O testemunho cristão, que Jesus nos encomenda, não é
triunfalista. É fruto da serena convicção de que, apesar de sua rejeição e
morte infame, “Jesus estava certo”. Essa convicção se reflete em nossas
atitudes e ações, especialmente na caridade. Assim, na serenidade de nossa fé e
na vivência radical da caridade, damos um testemunho implícito. Mas é
indispensável o testemunho explícito,
para orientar o mundo àquele que é a fonte de nossa prática, o “Senhor” Jesus.

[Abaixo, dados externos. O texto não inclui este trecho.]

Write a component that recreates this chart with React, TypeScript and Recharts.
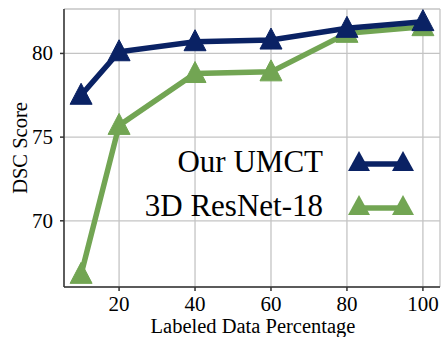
import React from 'react';
import { LineChart, Line, XAxis, YAxis, CartesianGrid } from 'recharts';

document.body.style.margin = '0';

const percentages = [10, 20, 40, 60, 80, 100];
const umct = [77.5, 80.1, 80.7, 80.8, 81.5, 81.9];
const resnet = [66.8, 75.7, 78.8, 78.9, 81.2, 81.6];
const xTicks = [20, 40, 60, 80, 100];
const yTicks = [70, 75, 80];

const seriesNames = ['Our UMCT', '3D ResNet-18'];
const BLUE = '#0a2264';
const GREEN = '#72a553';
const FONT = 'Liberation Serif';

const data = percentages.map((p, i) => ({ p, umct: umct[i], resnet: resnet[i] }));

const Triangle = (color: string) => (props: any) => {
  const { cx, cy } = props;
  if (cx == null || cy == null) return null;
  return (
    <polygon
      points={`${cx},${cy - 12} ${cx - 11},${cy + 9} ${cx + 11},${cy + 9}`}
      fill={color}
      stroke={color}
      strokeWidth={1}
    />
  );
};

const renderXTick = (props: any) => {
  const { x, y, payload } = props;
  return (
    <text x={x} y={y + 18} textAnchor="middle" fontFamily={FONT} fontSize={21} fill="#000">
      {payload.value}
    </text>
  );
};

const renderYTick = (props: any) => {
  const { x, y, payload } = props;
  return (
    <text x={x - 1} y={y + 7} textAnchor="end" fontFamily={FONT} fontSize={21} fill="#000">
      {payload.value}
    </text>
  );
};

function LegendOverlay() {
  const rows = [
    { name: seriesNames[0], color: BLUE, y: 164 },
    { name: seriesNames[1], color: GREEN, y: 208 },
  ];
  return (
    <svg width={441} height={337} style={{ position: 'absolute', left: 0, top: 0, pointerEvents: 'none' }}>
      <text x={253} y={333} textAnchor="middle" fontFamily={FONT} fontSize={20.5} fill="#000">
        Labeled Data Percentage
      </text>
      <text x={27} y={148} transform="rotate(-90, 27, 148)" textAnchor="middle" fontFamily={FONT} fontSize={20.5} fill="#000">
        DSC Score
      </text>
      {rows.map((r) => (
        <g key={r.name}>
          <text x={323} y={r.y + 8} textAnchor="end" fontFamily={FONT} fontSize={31} fill="#000">
            {r.name}
          </text>
          <line x1={359} x2={403} y1={r.y} y2={r.y} stroke={r.color} strokeWidth={5.5} />
          <polygon points={`359,${r.y - 13} 348,${r.y + 7} 370,${r.y + 7}`} fill={r.color} />
          <polygon points={`403,${r.y - 13} 392,${r.y + 7} 414,${r.y + 7}`} fill={r.color} />
        </g>
      ))}
    </svg>
  );
}

export default function App() {
  return (
    <div style={{ position: 'relative', width: 441, height: 337, fontFamily: FONT }}>
      <LineChart width={441} height={337} data={data} margin={{ top: 9, right: 1, left: 0, bottom: 0 }}>
        <CartesianGrid stroke="#c4c4c4" strokeWidth={1.3} />
        <XAxis
          dataKey="p"
          type="number"
          domain={[5.5, 104.5]}
          ticks={xTicks}
          allowDataOverflow
          height={50}
          tick={renderXTick}
          tickSize={4}
          stroke="#333"
          strokeWidth={1.5}
        />
        <XAxis xAxisId="top" orientation="top" dataKey="p" type="number" domain={[5.5, 104.5]} height={0} tick={false} tickLine={false} stroke="#333" strokeWidth={1.5} />
        <YAxis
          type="number"
          domain={[66.045, 82.655]}
          ticks={yTicks}
          allowDataOverflow
          width={64}
          tick={renderYTick}
          tickSize={4}
          tickMargin={6}
          stroke="#333"
          strokeWidth={1.5}
        />
        <YAxis yAxisId="right" orientation="right" domain={[66.045, 82.655]} width={0} tick={false} tickLine={false} stroke="#333" strokeWidth={1.5} />
        <Line dataKey="resnet" name={seriesNames[1]} stroke={GREEN} strokeWidth={5.5} dot={Triangle(GREEN)} activeDot={false} isAnimationActive={false} />
        <Line dataKey="umct" name={seriesNames[0]} stroke={BLUE} strokeWidth={5.5} dot={Triangle(BLUE)} activeDot={false} isAnimationActive={false} />
      </LineChart>
      <LegendOverlay />
    </div>
  );
}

A ideia do testemunho levou a Igreja a fazer da festa da
Ascensão o dia dos meios de comunicação
social – a “mídia”: imprensa, rádio, televisão, internet. Para uma
espiritualidade “ativa”, a comunidade eclesial deve se tornar presente na
mídia. Como é possível que, num país tão “católico” como o nosso, haja tão
pouco espírito cristão na mídia e tanto sensacionalismo, consumismo e até
militância maliciosa em favor da opressão e da injustiça?
Ao mesmo tempo, para a espiritualidade mais “contemplativa”, o
dia de hoje enseja um aprofundamento da consciência do “senhorio” de Cristo.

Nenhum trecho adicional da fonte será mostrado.